A bank's branch office in Alhambra is helping Fame Rybicki become famous.
The 91-year-old former school administrator and community activist was startled to discover that a photograph taken of her in August 1926 had been incorporated into a large mural that decorates a newly opened Wells Fargo office on the city's Main Street.
The mural is a montage of historic photos that salute 112-year-old Alhambra's early days. A 5-year-old Rybicki is shown standing with family members and uniformed attendants in front of several cars gassing up at her father's service station.
"My father had just opened the service station at the corner of Fremont Avenue and Valley Boulevard," Rybicki said. "My mother and my uncle from back East are also in the picture."
Rybicki learned of the mural when she spied a photo of it in a newsletter mailed to her last month by the Alhambra Chamber of Commerce. She and her husband, Anton, 95, now live close to daughter Joan Steen in Newport Beach.
The gas station, named Fremont Service, was a focal point in Rybicki's life.
Her father, Giles Ratkowski, a civil engineer for the Chicago North Alton Railroad, had contracted tuberculosis on a trip to Washington, D.C., where he had gone to testify before Congress about government payments owed for services during World War I.
"It was believed at that time that the only cure for TB was sunshine," she said. "One of his friends had already quit the railroad and moved to Glendale, so my father wrote to him for information and we came to California in January of 1925."
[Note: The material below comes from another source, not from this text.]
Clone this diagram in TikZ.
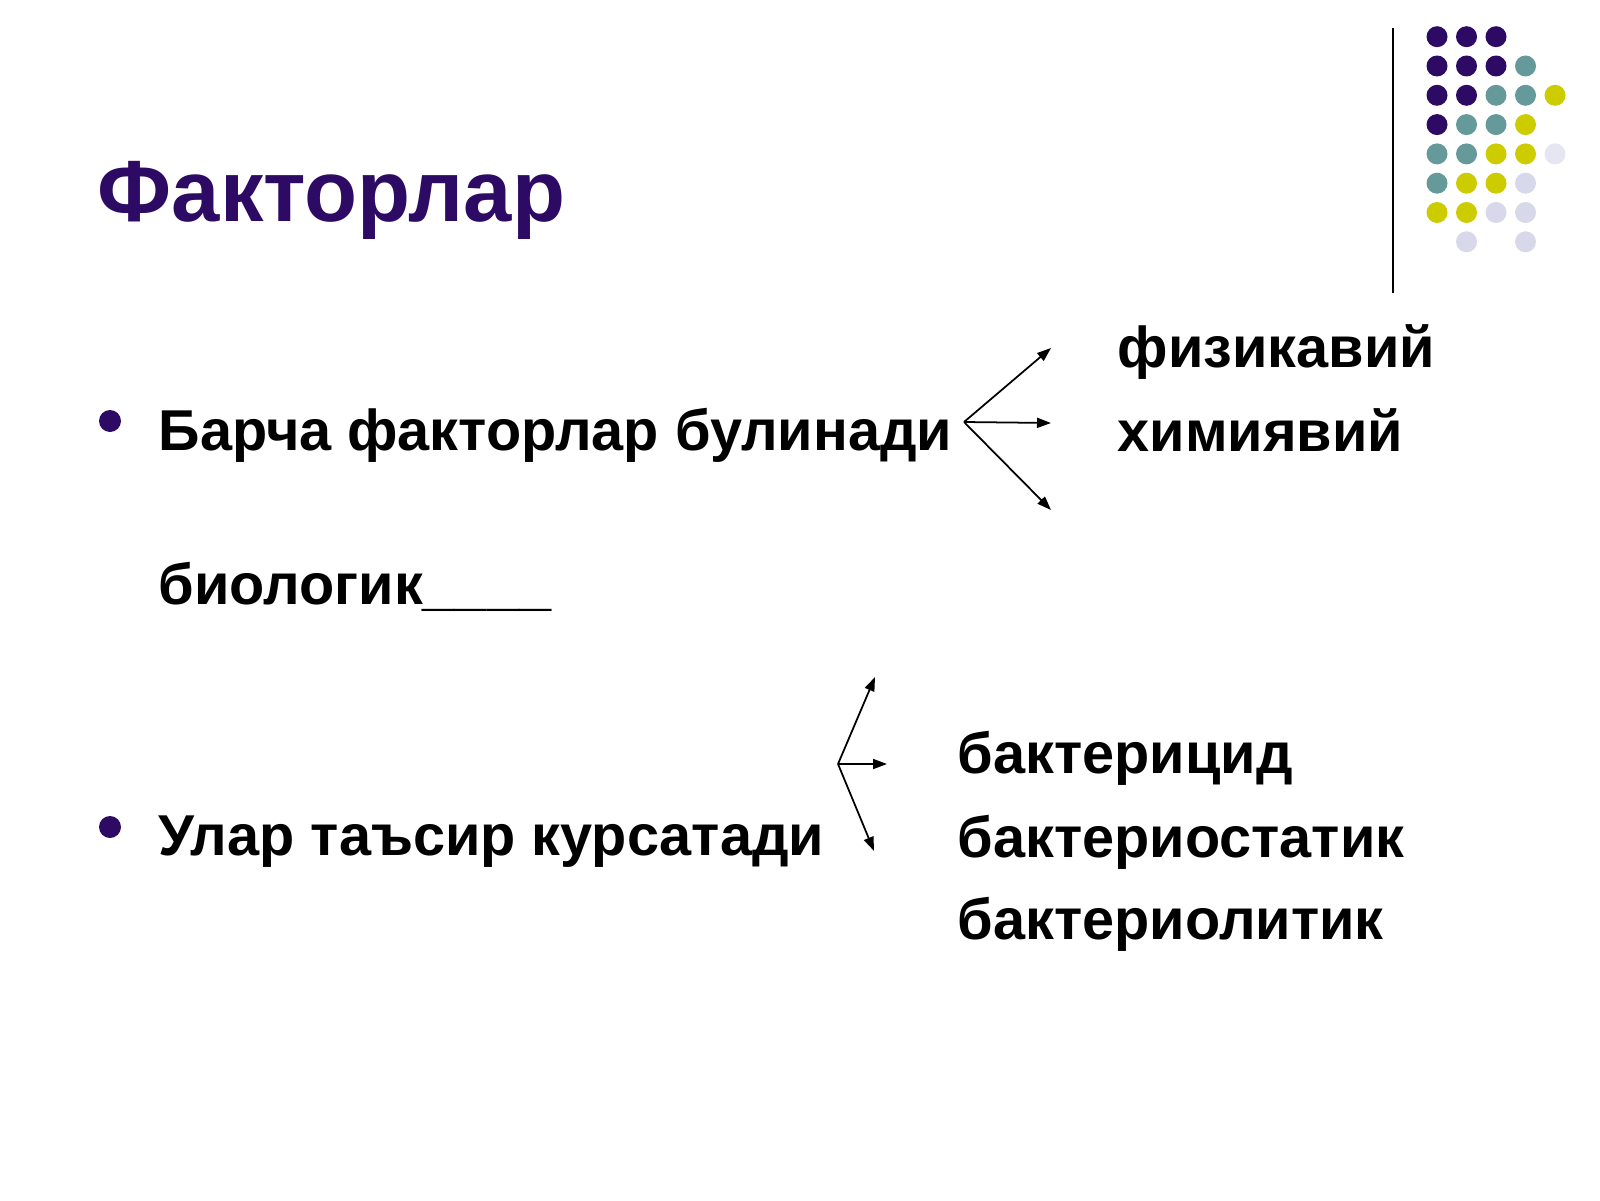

Her father decided to open a gas station so he could work outdoors in the sunlight, Rybicki said.
He looked at a spot on Wilshire Boulevard and Western Avenue but "decided that there weren't enough residents there to warrant building a station," she said. "That corner is now worth millions."
Instead, Ratkowski settled on the corner of Fremont and Valley and bought a double-sized lot that contained a citrus grove and a rambling, 16-room Asian-themed house that had been built 24 years earlier by an engineer named Antonio Cajal, who had served in Peking during the Boxer Rebellion.
To clear space for his gas station and a planned mini-market, Ratkowski removed rows of orange, acacia, avocado and palm trees, Rybicki said.
Being an engineer, her father designed his eight gasoline pumps himself. "They were built to keep anyone from tampering with them and stealing gasoline at night. They were the first of their kind — the gas would go back into the tanks in the ground when they were turned off," she said.
Her father closed the station and its small market at midnight and carried the day's receipts back to the family home. He was never robbed.
Rybicki, whose first name is Euphemia but is known to friends as Fame, spent much of her childhood at the station. It was from there that her father taught her to drive the family's big Packard — at age 10. And it was in the Fremont Service mini-market that as a 13-year-old she met the man she would eventually be married to for more than 70 years.
"He was 17 and was in there buying something," she said. "He later told me that he told himself that day that someday he was going to marry that girl."
The Ratkowski family operated Fremont Service until the 1950s, when they rented the station to the Union Oil Co. It remained a Unocal station until the mid-1990s; a Jiffy Lube and a Jack In the Box restaurant occupy the corner now.
After graduating from Alhambra High School, Rybicki married in 1938 and then went on to work as an administrator with the Alhambra Unified School District and as a savings and loan association vice president. She was the first woman to be president of the Alhambra Chamber of Commerce.
Rybicki plans to return to the Wells Fargo branch Saturday for the official opening of the office at 701 E. Main St. and the 11 a.m. unveiling of the mural, one of 1,800 installed at the bank's branches nationwide. Other photographs included in the 12-foot-wide artwork depict a 1920s Alhambra fire station, a 1925 Valley Boulevard produce shop, Alhambra's 1910 City Hall and a 1926 view of Main Street.